## BEGIN Dataset excerpt

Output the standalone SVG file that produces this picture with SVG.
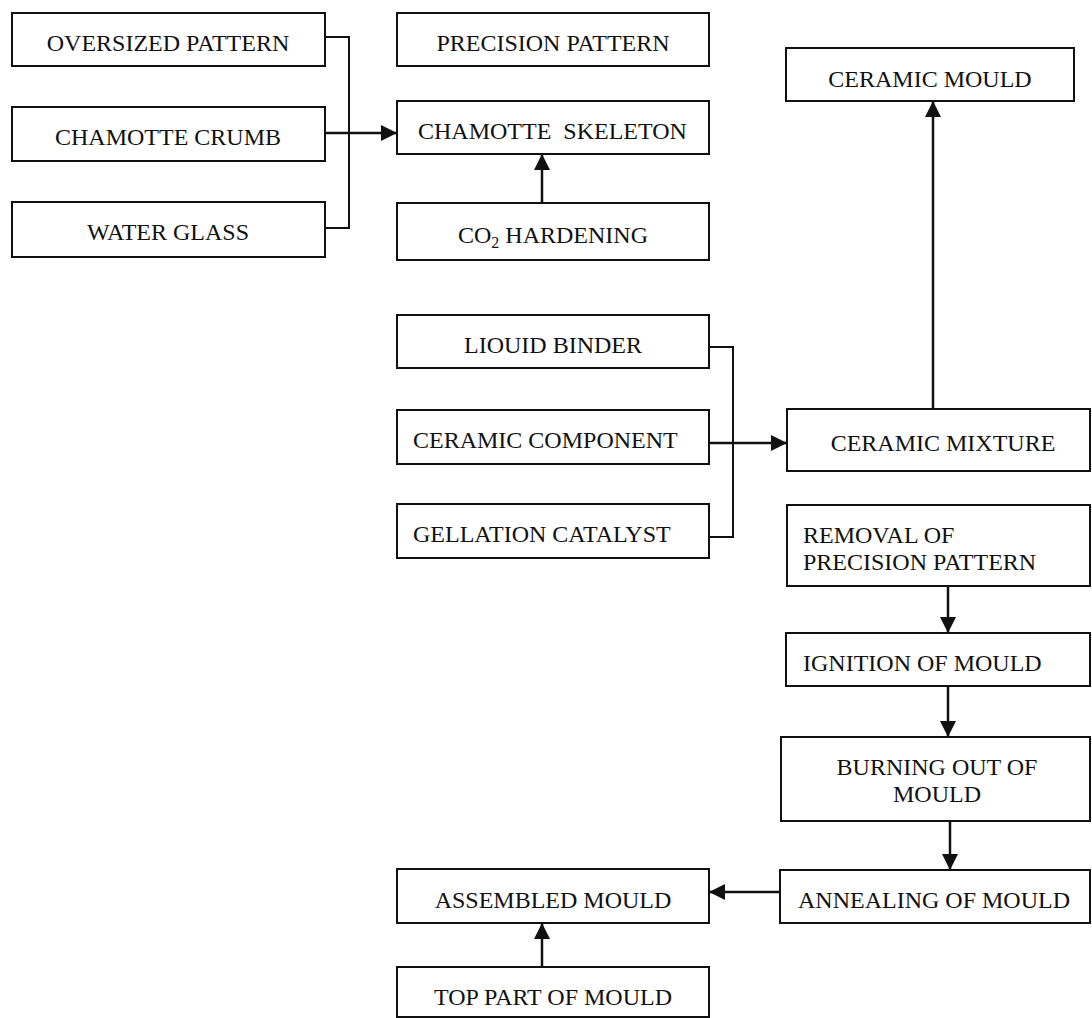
<svg xmlns="http://www.w3.org/2000/svg" width="1092" height="1018" viewBox="0 0 1092 1018">
<style>
  .box { fill: #fff; stroke: #111; stroke-width: 2; }
  .t { font-family: "Liberation Serif", "Times New Roman", serif; font-size: 24px; fill: #111; }
  .c { text-anchor: middle; }
  .ln { fill: none; stroke: #111; stroke-width: 2; }
  .ar { fill: none; stroke: #111; stroke-width: 2.5; marker-end: url(#ah); }
</style>
<defs>
  <marker id="ah" markerUnits="userSpaceOnUse" markerWidth="16" markerHeight="16" refX="15" refY="8" orient="auto">
    <path d="M0,0 L16,8 L0,16 z" fill="#111"/>
  </marker>
</defs>
<rect width="1092" height="1018" fill="#fff"/>

<g id="connectors">
  <path class="ln" d="M325,37 H349 V228 H325"/>
  <path class="ar" d="M325,133 H396"/>
  <path class="ar" d="M542,203 V155"/>
  <path class="ln" d="M709,347 H733 V537 H709"/>
  <path class="ar" d="M709,443 H786"/>
  <path class="ar" d="M933,409 V102"/>
  <path class="ar" d="M948,586 V632"/>
  <path class="ar" d="M948,686 V736"/>
  <path class="ar" d="M950,821 V869"/>
  <path class="ar" d="M780,892 H710"/>
  <path class="ar" d="M542,967 V924"/>
</g>

<g id="oversized-pattern">
  <rect class="box" x="12" y="13" width="313" height="53"/>
  <text class="t c" x="168" y="51">OVERSIZED PATTERN</text>
</g>
<g id="chamotte-crumb">
  <rect class="box" x="12" y="107" width="313" height="54"/>
  <text class="t c" x="168" y="145">CHAMOTTE CRUMB</text>
</g>
<g id="water-glass">
  <rect class="box" x="12" y="202" width="313" height="55"/>
  <text class="t c" x="168" y="240">WATER GLASS</text>
</g>

<g id="precision-pattern">
  <rect class="box" x="397" y="13" width="312" height="53"/>
  <text class="t c" x="553" y="51">PRECISION PATTERN</text>
</g>
<g id="chamotte-skeleton">
  <rect class="box" x="397" y="101" width="312" height="53"/>
  <text class="t" x="418" y="139" xml:space="preserve">CHAMOTTE  SKELETON</text>
</g>
<g id="co2-hardening">
  <rect class="box" x="397" y="203" width="312" height="57"/>
  <text class="t c" x="553" y="243">CO<tspan font-size="16" dy="5">2</tspan><tspan dy="-5"> HARDENING</tspan></text>
</g>

<g id="ceramic-mould">
  <rect class="box" x="786" y="48" width="288" height="53"/>
  <text class="t c" x="930" y="87">CERAMIC MOULD</text>
</g>

<g id="liquid-binder">
  <rect class="box" x="397" y="315" width="312" height="53"/>
  <text class="t c" x="553" y="353">LIOUID BINDER</text>
</g>
<g id="ceramic-component">
  <rect class="box" x="397" y="410" width="312" height="54"/>
  <text class="t" x="413" y="448">CERAMIC COMPONENT</text>
</g>
<g id="gellation-catalyst">
  <rect class="box" x="397" y="504" width="312" height="54"/>
  <text class="t" x="413" y="542">GELLATION CATALYST</text>
</g>

<g id="ceramic-mixture">
  <rect class="box" x="787" y="409" width="303" height="62"/>
  <text class="t c" x="943" y="451">CERAMIC MIXTURE</text>
</g>
<g id="removal-of-precision-pattern">
  <rect class="box" x="787" y="505" width="303" height="81"/>
  <text class="t" x="803" y="543">REMOVAL OF</text>
  <text class="t" x="803" y="570">PRECISION PATTERN</text>
</g>
<g id="ignition-of-mould">
  <rect class="box" x="786" y="633" width="304" height="53"/>
  <text class="t" x="803" y="671">IGNITION OF MOULD</text>
</g>
<g id="burning-out-of-mould">
  <rect class="box" x="781" y="737" width="309" height="84"/>
  <text class="t c" x="937" y="775">BURNING OUT OF</text>
  <text class="t c" x="937" y="802">MOULD</text>
</g>
<g id="annealing-of-mould">
  <rect class="box" x="780" y="870" width="310" height="53"/>
  <text class="t" x="798" y="908">ANNEALING OF MOULD</text>
</g>

<g id="assembled-mould">
  <rect class="box" x="397" y="869" width="312" height="54"/>
  <text class="t c" x="553" y="908">ASSEMBLED MOULD</text>
</g>
<g id="top-part-of-mould">
  <rect class="box" x="397" y="967" width="312" height="50"/>
  <text class="t c" x="553" y="1005">TOP PART OF MOULD</text>
</g>
</svg>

## END Dataset excerpt

### [What is asked]
Using the material above, set down every line exactly, but skip the pictures.

### [Result]
Output the standalone SVG file that produces this picture with SVG.
<svg xmlns="http://www.w3.org/2000/svg" width="1092" height="1018" viewBox="0 0 1092 1018">
<style>
  .box { fill: #fff; stroke: #111; stroke-width: 2; }
  .t { font-family: "Liberation Serif", "Times New Roman", serif; font-size: 24px; fill: #111; }
  .c { text-anchor: middle; }
  .ln { fill: none; stroke: #111; stroke-width: 2; }
  .ar { fill: none; stroke: #111; stroke-width: 2.5; marker-end: url(#ah); }
</style>
<defs>
  <marker id="ah" markerUnits="userSpaceOnUse" markerWidth="16" markerHeight="16" refX="15" refY="8" orient="auto">
    <path d="M0,0 L16,8 L0,16 z" fill="#111"/>
  </marker>
</defs>
<rect width="1092" height="1018" fill="#fff"/>

<g id="connectors">
  <path class="ln" d="M325,37 H349 V228 H325"/>
  <path class="ar" d="M325,133 H396"/>
  <path class="ar" d="M542,203 V155"/>
  <path class="ln" d="M709,347 H733 V537 H709"/>
  <path class="ar" d="M709,443 H786"/>
  <path class="ar" d="M933,409 V102"/>
  <path class="ar" d="M948,586 V632"/>
  <path class="ar" d="M948,686 V736"/>
  <path class="ar" d="M950,821 V869"/>
  <path class="ar" d="M780,892 H710"/>
  <path class="ar" d="M542,967 V924"/>
</g>

<g id="oversized-pattern">
  <rect class="box" x="12" y="13" width="313" height="53"/>
  <text class="t c" x="168" y="51">OVERSIZED PATTERN</text>
</g>
<g id="chamotte-crumb">
  <rect class="box" x="12" y="107" width="313" height="54"/>
  <text class="t c" x="168" y="145">CHAMOTTE CRUMB</text>
</g>
<g id="water-glass">
  <rect class="box" x="12" y="202" width="313" height="55"/>
  <text class="t c" x="168" y="240">WATER GLASS</text>
</g>

<g id="precision-pattern">
  <rect class="box" x="397" y="13" width="312" height="53"/>
  <text class="t c" x="553" y="51">PRECISION PATTERN</text>
</g>
<g id="chamotte-skeleton">
  <rect class="box" x="397" y="101" width="312" height="53"/>
  <text class="t" x="418" y="139" xml:space="preserve">CHAMOTTE  SKELETON</text>
</g>
<g id="co2-hardening">
  <rect class="box" x="397" y="203" width="312" height="57"/>
  <text class="t c" x="553" y="243">CO<tspan font-size="16" dy="5">2</tspan><tspan dy="-5"> HARDENING</tspan></text>
</g>

<g id="ceramic-mould">
  <rect class="box" x="786" y="48" width="288" height="53"/>
  <text class="t c" x="930" y="87">CERAMIC MOULD</text>
</g>

<g id="liquid-binder">
  <rect class="box" x="397" y="315" width="312" height="53"/>
  <text class="t c" x="553" y="353">LIOUID BINDER</text>
</g>
<g id="ceramic-component">
  <rect class="box" x="397" y="410" width="312" height="54"/>
  <text class="t" x="413" y="448">CERAMIC COMPONENT</text>
</g>
<g id="gellation-catalyst">
  <rect class="box" x="397" y="504" width="312" height="54"/>
  <text class="t" x="413" y="542">GELLATION CATALYST</text>
</g>

<g id="ceramic-mixture">
  <rect class="box" x="787" y="409" width="303" height="62"/>
  <text class="t c" x="943" y="451">CERAMIC MIXTURE</text>
</g>
<g id="removal-of-precision-pattern">
  <rect class="box" x="787" y="505" width="303" height="81"/>
  <text class="t" x="803" y="543">REMOVAL OF</text>
  <text class="t" x="803" y="570">PRECISION PATTERN</text>
</g>
<g id="ignition-of-mould">
  <rect class="box" x="786" y="633" width="304" height="53"/>
  <text class="t" x="803" y="671">IGNITION OF MOULD</text>
</g>
<g id="burning-out-of-mould">
  <rect class="box" x="781" y="737" width="309" height="84"/>
  <text class="t c" x="937" y="775">BURNING OUT OF</text>
  <text class="t c" x="937" y="802">MOULD</text>
</g>
<g id="annealing-of-mould">
  <rect class="box" x="780" y="870" width="310" height="53"/>
  <text class="t" x="798" y="908">ANNEALING OF MOULD</text>
</g>

<g id="assembled-mould">
  <rect class="box" x="397" y="869" width="312" height="54"/>
  <text class="t c" x="553" y="908">ASSEMBLED MOULD</text>
</g>
<g id="top-part-of-mould">
  <rect class="box" x="397" y="967" width="312" height="50"/>
  <text class="t c" x="553" y="1005">TOP PART OF MOULD</text>
</g>
</svg>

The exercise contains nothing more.